Rows from a dataset of charts and code
==*==

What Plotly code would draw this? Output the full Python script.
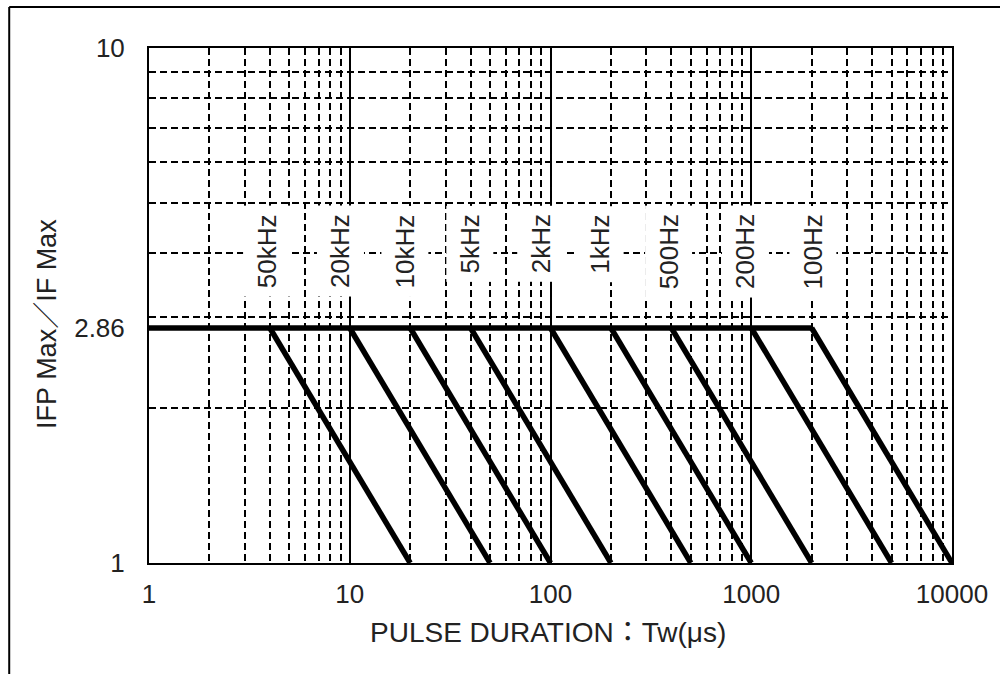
import math
import plotly.graph_objects as go

# ---- data ----
freq_labels = ["50kHz", "20kHz", "10kHz", "5kHz", "2kHz", "1kHz", "500Hz", "200Hz", "100Hz"]
period_us = [20, 50, 100, 200, 500, 1000, 2000, 5000, 10000]      # Tw where ratio reaches 1
knee_us = [4, 10, 20, 40, 100, 200, 400, 1000, 2000]              # Tw where ratio leaves 2.86
ratio_max = 2.86
ratio_min = 1
flat_start_us = 1

x_tickvals = [1, 10, 100, 1000, 10000]
x_ticktext = ["1", "10", "100", "1000", "10000"]
y_tickvals = [1, 2.86, 10]
y_ticktext = ["1", "2.86", "10"]

label_xshift = [-3, -9, -5, -1, -10, -11, -3, -6, 1]
label_top_y = 4.95

FONT = "Liberation Sans, Arial, Noto Sans CJK JP, sans-serif"

# ---- build curve ----
xs, ys = [flat_start_us, knee_us[-1]], [ratio_max, ratio_max]
for k, p in zip(knee_us, period_us):
    xs += [None, k, p]
    ys += [None, ratio_max, ratio_min]

fig = go.Figure()
fig.add_trace(go.Scatter(x=xs, y=ys, mode="lines",
                         line=dict(color="black", width=5.5),
                         hoverinfo="skip", showlegend=False))

minor_x = [m * 10 ** e for e in range(4) for m in range(2, 10)]
minor_y = [m for m in range(2, 10)]
dash = "7px,4px"

fig.update_xaxes(type="log", range=[0, 4],
                 tickmode="array", tickvals=x_tickvals, ticktext=x_ticktext,
                 ticks="", ticklabelstandoff=7,
                 showgrid=True, gridcolor="black", gridwidth=1.5,
                 showline=True, linecolor="black", linewidth=2, mirror=True,
                 zeroline=False,
                 minor=dict(tickmode="array", tickvals=minor_x, showgrid=True,
                            gridcolor="black", gridwidth=1.5, griddash=dash, ticks=""),
                 tickfont=dict(family=FONT, size=26, color="#222"))
fig.update_yaxes(type="log", range=[0, 1],
                 tickmode="array", tickvals=y_tickvals, ticktext=y_ticktext,
                 ticks="", ticklabelstandoff=17,
                 showgrid=False,
                 showline=True, linecolor="black", linewidth=2, mirror=True,
                 zeroline=False,
                 minor=dict(tickmode="array", tickvals=minor_y, showgrid=True,
                            gridcolor="black", gridwidth=1.5, griddash=dash, ticks=""),
                 tickfont=dict(family=FONT, size=26, color="#222"))

for lab, k, dx in zip(freq_labels, knee_us, label_xshift):
    fig.add_annotation(x=math.log10(k), y=math.log10(label_top_y), xref="x", yref="y",
                       text=lab, textangle=-90, showarrow=False, xshift=dx,
                       xanchor="center", yanchor="top",
                       bgcolor="white", borderpad=8,
                       font=dict(family=FONT, size=26, color="#222"))

fig.add_annotation(x=(551 - 149) / 810, y=(563 - 632) / 515, xref="paper", yref="paper",
                   text="PULSE DURATION：Tw(μs)", showarrow=False,
                   xanchor="center", yanchor="middle",
                   font=dict(family=FONT, size=28, color="#222"))
fig.add_annotation(x=(46 - 149) / 810, y=(563 - 324) / 515, xref="paper", yref="paper",
                   text="IFP Max／IF Max", showarrow=False, textangle=-90,
                   xanchor="center", yanchor="middle",
                   font=dict(family=FONT, size=27, color="#222"))

# outer frame (top and left edges visible)
fx0 = (8 - 149) / 810
fy0 = (563 - 7) / 515
fig.add_shape(type="line", xref="paper", yref="paper", x0=fx0, x1=1.2, y0=fy0, y1=fy0,
              line=dict(color="black", width=2))
fig.add_shape(type="line", xref="paper", yref="paper", x0=fx0, x1=fx0, y0=fy0, y1=-0.4,
              line=dict(color="black", width=2))

fig.update_layout(width=1000, height=674,
                  margin=dict(l=149, r=41, t=48, b=111),
                  paper_bgcolor="white", plot_bgcolor="white",
                  showlegend=False)

fig.write_html("out.html", config={"displayModeBar": False},
               post_script="document.body.style.margin='0';")
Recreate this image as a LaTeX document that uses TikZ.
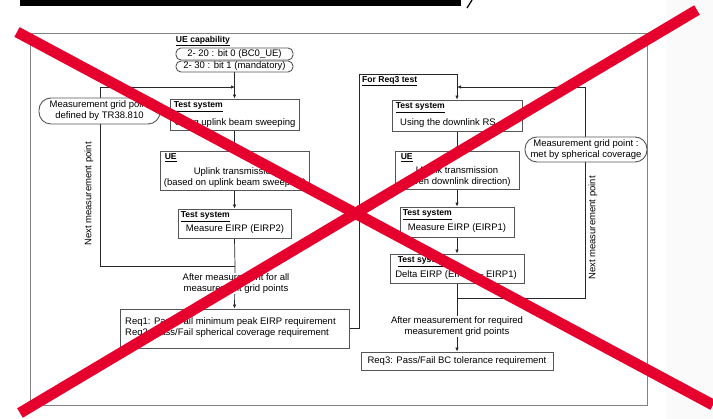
\documentclass[tikz,border=0pt]{standalone}
\usepackage{fontspec}
\setmainfont{Liberation Sans}
\usetikzlibrary{arrows.meta,backgrounds}
\definecolor{xred}{RGB}{230,0,45}
\definecolor{boxgray}{RGB}{85,85,85}
\definecolor{framegray}{RGB}{130,130,130}
\begin{document}
\begin{tikzpicture}[x=1pt,y=-1pt,
  box/.style={draw=boxgray,line width=0.9pt,fill=white,inner sep=0pt},
  pill/.style={box,rounded corners=5pt},
  bubble/.style={box,rounded corners=12pt},
  body/.style={font=\fontsize{9.5}{11}\selectfont,inner sep=0pt,align=center},
  title/.style={font=\fontsize{8.6}{10}\selectfont\bfseries,inner sep=0pt,anchor=north west},
  conn/.style={draw=black!85,line width=0.7pt},
  arr/.style={conn,-{Latex[length=4pt,width=3.4pt]}},
  frame/.style={draw=framegray,line width=0.8pt},
  cross/.style={draw=xred,line width=11pt}]
\useasboundingbox (0,0) rectangle (713,419);
\begin{scope}[on background layer]
  % page background
  \fill[white] (0,0) rectangle (713,419);
  \fill[black!2] (667,0) rectangle (713,419);
  % cropped title bar
  \fill[black] (20,0) rectangle (461,6);
  \draw[line width=1.3pt] (472,0) -- (467,8);
  % outer frame
  \draw[frame] (30,33) rectangle (647,405);
\end{scope}

% ---------- left column ----------
\node[title,anchor=center] (cap) at (203,41) {\underline{UE capability}};
\node[pill,body,minimum width=117pt,minimum height=12pt] (p1) at (234.5,54) {2- 20 : bit 0 (BC0\_UE)};
\node[pill,body,minimum width=117pt,minimum height=11pt] (p2) at (234.5,66.5) {2- 30 : bit 1 (mandatory)};

\node[box,minimum width=129pt,minimum height=31pt] (ts1) at (234.5,114.5) {};
\node[title] (ts1h) at ([shift={(4,3)}]ts1.north west) {\underline{Test system}};
\node[body] (ts1b) at (235,123) {Using uplink beam sweeping};

\node[bubble,body,minimum width=121pt,minimum height=26pt] (bub1) at (99.5,111) {Measurement grid point\\defined by TR38.810};

\node[box,minimum width=149pt,minimum height=39pt] (ue1) at (234.5,170.5) {};
\node[title] (ue1h) at ([shift={(5,3)}]ue1.north west) {\underline{UE}};
\node[body] (ue1b) at (235,177.5) {Uplink transmission\\(based on uplink beam sweeping)};

\node[box,minimum width=113pt,minimum height=29pt] (ts2) at (234.5,223.5) {};
\node[title] (ts2h) at ([shift={(3,3)}]ts2.north west) {\underline{Test system}};
\node[body] (ts2b) at (235,229) {Measure EIRP (EIRP2)};

\node[body,rotate=90] (nm1) at (89,194) {Next measurement point};
\node[body,fill=white,inner sep=1pt] (aft1) at (236,283.5) {After measurement for all\\measurement grid points};

\node[box,minimum width=229pt,minimum height=39pt] (req12) at (234.5,328.5) {};
\node[body,anchor=west,align=left] (req12t) at (125,328) {Req1: Pass/Fail minimum peak EIRP requirement\\Req2: Pass/Fail spherical coverage requirement};

\coordinate (jl) at (235,87);
\coordinate (jb) at (235,266);

% ---------- right column ----------
\node[title] (rq3h) at (362,76) {\underline{For Req3 test}};

\node[box,minimum width=130pt,minimum height=31pt] (tsR1) at (457,115.5) {};
\node[title] (tsR1h) at ([shift={(4,3)}]tsR1.north west) {\underline{Test system}};
\node[body,anchor=west] (tsR1b) at (400,123) {Using the downlink RS};

\node[bubble,body,minimum width=122pt,minimum height=25pt] (bubR) at (586,149.5) {Measurement grid point :\\met by spherical coverage};

\node[box,minimum width=124pt,minimum height=38pt] (ueR) at (457,170) {};
\node[title] (ueRh) at ([shift={(6,3)}]ueR.north west) {\underline{UE}};
\node[body] (ueRb) at (457,176.5) {Uplink transmission\\(given downlink direction)};

\node[box,minimum width=114pt,minimum height=30pt] (tsR2) at (457,222) {};
\node[title] (tsR2h) at ([shift={(3,3)}]tsR2.north west) {\underline{Test system}};
\node[body] (tsR2b) at (457,228.5) {Measure EIRP (EIRP1)};

\node[box,minimum width=134pt,minimum height=29pt] (tsR3) at (457,268.5) {};
\node[title] (tsR3h) at ([shift={(8,3)}]tsR3.north west) {\underline{Test system}};
\node[body] (tsR3b) at (456,275) {Delta EIRP (EIRP2 -- EIRP1)};

\node[body,rotate=90] (nm2) at (593,228) {Next measurement point};
\node[body,fill=white,inner sep=1pt] (aftR) at (457,326.5) {After measurement for required\\measurement grid points};

\node[box,body,minimum width=192pt,minimum height=18pt] (req3) at (457,361) {Req3: Pass/Fail BC tolerance requirement};

\coordinate (jrt) at (457,87);
\coordinate (jrb) at (457,298);

% ---------- connectors (drawn behind the nodes) ----------
\begin{scope}[on background layer]
  \draw[arr] (p2.south) -- (ts1.north);
  \draw[arr] (ts1.south) -- (ue1.north);
  \draw[arr] (ue1.south) -- (ts2.north);
  \draw[conn] (ts2.south) -- (jb);
  \draw[arr] (jb) -- (100,266) -- (100,87) -- (jl);
  \draw[arr] (jb) -- (req12.north);
  \draw[arr] (req12.east) -- (359,328.5) -- (359,74) -- (457,74) -- (tsR1.north);
  \draw[arr] (tsR1.south) -- (ueR.north);
  \draw[arr] (ueR.south) -- (tsR2.north);
  \draw[arr] (tsR2.south) -- (tsR3.north);
  \draw[conn] (tsR3.south) -- (jrb);
  \draw[arr] (jrb) -- (585,298) -- (585,87) -- (jrt);
  \draw[arr] (jrb) -- (req3.north);
\end{scope}

% ---------- red cross ----------
\draw[cross] (17,32) -- (713,405);
\draw[cross] (697,10) -- (20,413);
\end{tikzpicture}
\end{document}
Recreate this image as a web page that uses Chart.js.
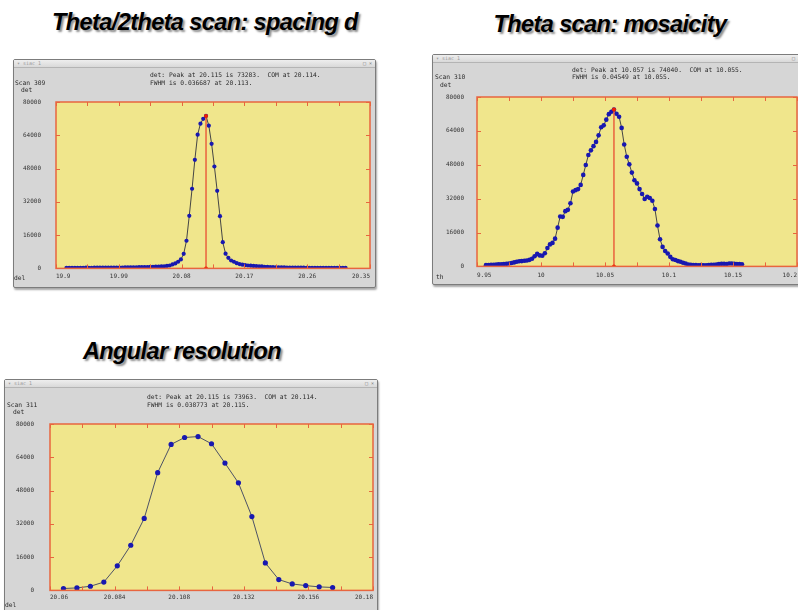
<!DOCTYPE html>
<html lang="en">

<head>
    <meta charset="UTF-8">
    <script src="https://cdn.jsdelivr.net/npm/chart.js"></script>
    <title>Scans</title>
    <style>
        body {
            margin: 0;
            width: 798px;
            height: 610px;
            overflow: hidden;
            background: #fff;
            position: relative;
            font-family: 'DejaVu Sans Mono', monospace;
        }

        .titulo {
            position: absolute;
            width: 320px;
            font-family: 'Liberation Sans', Arial, sans-serif;
            font-weight: bold;
            font-style: italic;
            font-size: 23.5px;
            line-height: 23.5px;
            letter-spacing: -0.6px;
            text-align: center;
            white-space: nowrap;
            color: #000;
            text-shadow: 2px 2px 2px rgba(0, 0, 0, 0.45);
        }

        .janela {
            position: absolute;
            background: #d6d6d6;
            border: 1px solid #7c7c7c;
            border-radius: 2px;
            box-shadow: 1px 2px 2px rgba(0, 0, 0, 0.35);
        }

        .barra {
            position: absolute;
            left: 0;
            right: 0;
            top: 0;
            height: 7px;
            background: linear-gradient(#eeeeee, #d9d9d9);
            border-bottom: 1px solid #b4b4b4;
            font-size: 5px;
            line-height: 7px;
            color: #9a9a9a;
        }

        .barra .nome { position: absolute; left: 3px; }
        .barra .botoes { position: absolute; right: 3px; color: #777; }

        .txt {
            position: absolute;
            font-size: 6.3px;
            line-height: 7px;
            color: #2a2a2a;
            white-space: pre;
        }

        canvas { position: absolute; left: 0; top: 8px; }
    </style>
</head>

<body>

    <div class="titulo" style="left:45px; top:11px;">Theta/2theta scan: spacing d</div>
    <div class="titulo" style="left:450px; top:13px;">Theta scan: mosaicity</div>
    <div class="titulo" style="left:22px; top:340px;">Angular resolution</div>

    <div class="janela" style="left:13px; top:59px; width:361px; height:227px;">
        <div class="barra"><span class="nome">▾ siac 1</span><span class="botoes">□ ×</span></div>
        <canvas id="grafico1" width="361" height="219"></canvas>
        <div class="txt" style="left:136px; top:11px;">det: Peak at 20.115 is 73283.  COM at 20.114.</div>
        <div class="txt" style="left:136px; top:19px;">FWHM is 0.036687 at 20.113.</div>
        <div class="txt" style="left:1px; top:19px;">Scan 309</div>
        <div class="txt" style="left:7px; top:26px;">det</div>
        <div class="txt" style="left:0px; top:214px;">del</div>
    </div>

    <div class="janela" style="left:432px; top:54px; width:371px; height:229px;">
        <div class="barra"><span class="nome">▾ siac 1</span><span class="botoes">□ ×</span></div>
        <canvas id="grafico2" width="371" height="220"></canvas>
        <div class="txt" style="left:139px; top:11px;">det: Peak at 10.057 is 74040.  COM at 10.055.</div>
        <div class="txt" style="left:139px; top:18px;">FWHM is 0.04549 at 10.055.</div>
        <div class="txt" style="left:2px; top:18px;">Scan 310</div>
        <div class="txt" style="left:7px; top:26px;">det</div>
        <div class="txt" style="left:3px; top:218px;">th</div>
    </div>

    <div class="janela" style="left:4px; top:379px; width:372px; height:240px;">
        <div class="barra"><span class="nome">▾ siac 1</span><span class="botoes">□ ×</span></div>
        <canvas id="grafico3" width="372" height="222"></canvas>
        <div class="txt" style="left:142px; top:13px;">det: Peak at 20.115 is 73963.  COM at 20.114.</div>
        <div class="txt" style="left:142px; top:21px;">FWHM is 0.038773 at 20.115.</div>
        <div class="txt" style="left:2px; top:21px;">Scan 311</div>
        <div class="txt" style="left:8px; top:28px;">det</div>
        <div class="txt" style="left:0px; top:221px;">del</div>
    </div>

</body>

</html>

<script>
    // Scan 309 - theta/2theta (del)
    let posicoes1 = [
        19.915, 19.919, 19.923, 19.927, 19.931, 19.935, 19.939, 19.943, 19.947, 19.951,
        19.955, 19.959, 19.963, 19.967, 19.971, 19.975, 19.979, 19.983, 19.987, 19.991,
        19.995, 19.999, 20.003, 20.007, 20.011, 20.015, 20.019, 20.023, 20.027, 20.031,
        20.035, 20.039, 20.043, 20.047, 20.051, 20.055, 20.059, 20.063, 20.067, 20.071,
        20.075, 20.079, 20.083, 20.087, 20.091, 20.095, 20.099, 20.103, 20.107, 20.111,
        20.115,
        20.119, 20.123, 20.127, 20.131, 20.135, 20.139, 20.143, 20.147, 20.151, 20.155,
        20.159, 20.163, 20.167, 20.171, 20.175, 20.179, 20.183, 20.187, 20.191, 20.195,
        20.199, 20.203, 20.207, 20.211, 20.215, 20.219, 20.223, 20.227, 20.231, 20.235,
        20.239, 20.243, 20.247, 20.251, 20.255, 20.259, 20.263, 20.267, 20.271, 20.275,
        20.279, 20.283, 20.287, 20.291, 20.295, 20.299, 20.303, 20.307, 20.311, 20.315
    ]
    let contagens1 = [
        300, 290, 310, 300, 320, 300, 310, 330, 320, 310,
        330, 340, 330, 350, 340, 360, 350, 370, 380, 380,
        400, 450, 480, 500, 520, 560, 580, 600, 640, 680,
        720, 780, 820, 880, 950, 1000, 1200, 1400, 1900, 2400,
        3200, 4300, 7000, 13300, 25300, 38300, 52200, 64300, 69600, 71900,
        73283,
        68600, 59900, 49000, 37300, 25100, 12600, 7100, 5100, 3800, 3200,
        2500, 2100, 1800, 1600, 1400, 1300, 1200, 1100, 1000, 950,
        750, 700, 650, 600, 560, 520, 480, 450, 420, 400,
        380, 360, 350, 340, 330, 320, 310, 300, 300, 290,
        290, 280, 280, 270, 270, 260, 260, 250, 250, 250
    ]
    let pico1 = [20.115, 73283]
    let ticksX1 = [19.9, 19.945, 19.99, 20.035, 20.08, 20.125, 20.17, 20.215, 20.26, 20.305, 20.35]
    let rotulosX1 = ['19.9', '19.99', '20.08', '20.17', '20.26', '20.35']

    // Scan 310 - theta (th)
    let posicoes2 = [
        9.957, 9.959, 9.961, 9.963, 9.965, 9.967, 9.969, 9.971, 9.973, 9.975,
        9.977, 9.979, 9.981, 9.983, 9.985, 9.987, 9.989, 9.991, 9.993, 9.995,
        9.997, 9.999, 10.001, 10.003, 10.005, 10.007, 10.009, 10.011, 10.013, 10.015,
        10.017, 10.019, 10.021, 10.023, 10.025, 10.027, 10.029, 10.031, 10.033, 10.035,
        10.037, 10.039, 10.041, 10.043, 10.045, 10.047, 10.049, 10.051, 10.053, 10.055,
        10.057,
        10.059, 10.061, 10.063, 10.065, 10.067, 10.069, 10.071, 10.073, 10.075, 10.077,
        10.079, 10.081, 10.083, 10.085, 10.087, 10.089, 10.091, 10.093, 10.095, 10.097,
        10.099, 10.101, 10.103, 10.105, 10.107, 10.109, 10.111, 10.113, 10.115, 10.117,
        10.119, 10.121, 10.123, 10.125, 10.127, 10.129, 10.131, 10.133, 10.135, 10.137,
        10.139, 10.141, 10.143, 10.145, 10.147, 10.149, 10.151, 10.153, 10.155, 10.157
    ]
    let contagens2 = [
        600, 620, 700, 780, 880, 980, 1050, 1120, 1200, 1400,
        1600, 1900, 2200, 2400, 2500, 2700, 2800, 3100, 3600, 4800,
        5900, 5200, 5000, 6200, 8700, 10400, 11100, 13100, 18300, 23600,
        23400, 26100, 26700, 29800, 35400, 36000, 36500, 38500, 43200, 47900,
        52600, 54800, 56800, 58800, 61900, 65700, 66600, 69300, 71900, 73000,
        74040,
        72100, 70700, 65400, 57600, 51800, 48200, 44300, 40700, 39200, 36500,
        34200, 31800, 32900, 32300, 31000, 27100, 19300, 12800, 9200, 7300,
        6100, 4500, 3400, 3000, 2500, 2200, 1700, 1400, 900, 800,
        600, 600, 500, 600, 500, 500, 600, 800, 800, 900,
        1100, 1200, 1200, 1100, 1400, 1400, 1200, 1100, 1100, 1000
    ]
    let pico2 = [10.057, 74040]
    let ticksX2 = [9.95, 9.975, 10, 10.025, 10.05, 10.075, 10.1, 10.125, 10.15, 10.175, 10.2]
    let rotulosX2 = ['9.95', '10', '10.05', '10.1', '10.15', '10.2']

    // Scan 311 - resolucao angular (del)
    let posicoes3 = [
        20.065, 20.07, 20.075, 20.08, 20.085, 20.09, 20.095, 20.1, 20.105, 20.11,
        20.115, 20.12, 20.125, 20.13, 20.135, 20.14, 20.145, 20.15, 20.155, 20.16, 20.165
    ]
    let contagens3 = [
        900, 1200, 2000, 4000, 11800, 21700, 34600, 56600, 70200, 73500,
        73963, 70500, 61200, 51700, 35500, 13200, 5200, 3100, 2300, 1700, 1400
    ]
    let ticksX3 = [20.06, 20.072, 20.084, 20.096, 20.108, 20.12, 20.132, 20.144, 20.156, 20.168, 20.18]
    let rotulosX3 = ['20.06', '20.084', '20.108', '20.132', '20.156', '20.18']

    let ticksY = [0, 16000, 32000, 48000, 64000, 80000]
    let rotulosY = ['0', '16000', '32000', '48000', '64000', '80000']

    const corMoldura = '#e8653f'

    // fundo amarelo, moldura e tracinhos internos
    const moldura = {
        id: 'moldura',
        beforeDatasetsDraw(chart) {
            const a = chart.chartArea
            const c = chart.ctx
            c.save()
            c.fillStyle = '#f0e68c'
            c.fillRect(a.left, a.top, a.right - a.left, a.bottom - a.top)
            c.restore()
        },
        afterDatasetsDraw(chart) {
            const a = chart.chartArea
            const c = chart.ctx
            const sx = chart.scales.x
            const sy = chart.scales.y
            c.save()
            c.strokeStyle = corMoldura
            c.lineWidth = 1
            c.beginPath()
            sx.ticks.forEach(t => {
                const px = Math.round(sx.getPixelForValue(t.value)) + 0.5
                c.moveTo(px, a.top); c.lineTo(px, a.top + 4)
                c.moveTo(px, a.bottom); c.lineTo(px, a.bottom - 4)
            })
            sy.ticks.forEach(t => {
                const py = Math.round(sy.getPixelForValue(t.value)) + 0.5
                c.moveTo(a.left, py); c.lineTo(a.left + 4, py)
                c.moveTo(a.right, py); c.lineTo(a.right - 4, py)
            })
            c.stroke()
            c.lineWidth = 1.5
            c.strokeRect(a.left, a.top, a.right - a.left, a.bottom - a.top)
            c.restore()
        }
    }

    function plotarScan(id, posicoes, contagens, pico, ticksX, rotulosX, caixa) {
        const pontos = posicoes.map((x, i) => ({ x: x, y: contagens[i] }))
        const datasets = []
        if (pico) {
            datasets.push({
                data: [{ x: pico[0], y: 0 }, { x: pico[0], y: pico[1] }],
                borderColor: '#e8402a',
                borderWidth: 1.2,
                pointRadius: 2,
                pointBackgroundColor: '#f01e00',
                pointBorderWidth: 0
            })
        }
        datasets.push({
            data: pontos,
            borderColor: caixa.linha,
            borderWidth: 1,
            pointRadius: caixa.raio,
            pointBackgroundColor: '#1818b0',
            pointBorderWidth: 0,
            tension: 0
        })

        new Chart(document.getElementById(id), {
            type: 'line',
            data: { datasets: datasets },
            plugins: [moldura],
            options: {
                responsive: false,
                animation: false,
                devicePixelRatio: 1,
                layout: { padding: { left: 0, right: caixa.direita, top: caixa.topo, bottom: 0 } },
                plugins: { legend: { display: false }, tooltip: { enabled: false } },
                scales: {
                    x: {
                        type: 'linear',
                        min: ticksX[0],
                        max: ticksX[ticksX.length - 1],
                        afterBuildTicks: s => { s.ticks = ticksX.map(v => ({ value: v })) },
                        afterFit: s => { s.height = caixa.altX },
                        grid: { display: false, drawTicks: false },
                        border: { display: false },
                        ticks: {
                            autoSkip: false,
                            maxRotation: 0,
                            align: 'inner',
                            padding: caixa.padX,
                            color: '#333',
                            font: { family: 'DejaVu Sans Mono', size: 6 },
                            callback: (v, i) => i % 2 === 0 ? rotulosX[i / 2] : ''
                        }
                    },
                    y: {
                        min: 0,
                        max: 80000,
                        afterBuildTicks: s => { s.ticks = ticksY.map(v => ({ value: v })) },
                        afterFit: s => { s.width = caixa.largY },
                        grid: { display: false, drawTicks: false },
                        border: { display: false },
                        ticks: {
                            padding: caixa.padY,
                            color: '#333',
                            font: { family: 'DejaVu Sans Mono', size: 6 },
                            callback: (v, i) => rotulosY[i]
                        }
                    }
                }
            }
        })
    }

    plotarScan('grafico1', posicoes1, contagens1, pico1, ticksX1, rotulosX1,
        { largY: 42, direita: 5, topo: 34, altX: 16, padX: 4, padY: 15, raio: 2.1, linha: '#454545' })
    plotarScan('grafico2', posicoes2, contagens2, pico2, ticksX2, rotulosX2,
        { largY: 44, direita: 7, topo: 34, altX: 15, padX: 5, padY: 13, raio: 2.3, linha: '#454545' })
    plotarScan('grafico3', posicoes3, contagens3, null, ticksX3, rotulosX3,
        { largY: 45, direita: 4, topo: 36, altX: 12, padX: 3, padY: 16, raio: 2.6, linha: '#4d5266' })
</script>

==*==

_Work to do_:
Exactly reproduce the run of lines from the start of the listing through the line with "Sans, Arial, Noto", inclusive; pictures are not copied.

_Answer to the exercise_:
What Plotly code would draw this? Output the full Python script.
import math
import plotly.graph_objects as go

# ---- data ----
freq_labels = ["50kHz", "20kHz", "10kHz", "5kHz", "2kHz", "1kHz", "500Hz", "200Hz", "100Hz"]
period_us = [20, 50, 100, 200, 500, 1000, 2000, 5000, 10000]      # Tw where ratio reaches 1
knee_us = [4, 10, 20, 40, 100, 200, 400, 1000, 2000]              # Tw where ratio leaves 2.86
ratio_max = 2.86
ratio_min = 1
flat_start_us = 1

x_tickvals = [1, 10, 100, 1000, 10000]
x_ticktext = ["1", "10", "100", "1000", "10000"]
y_tickvals = [1, 2.86, 10]
y_ticktext = ["1", "2.86", "10"]

label_xshift = [-3, -9, -5, -1, -10, -11, -3, -6, 1]
label_top_y = 4.95

FONT = "Liberation Sans, Arial, Noto Sans CJK JP, sans-serif"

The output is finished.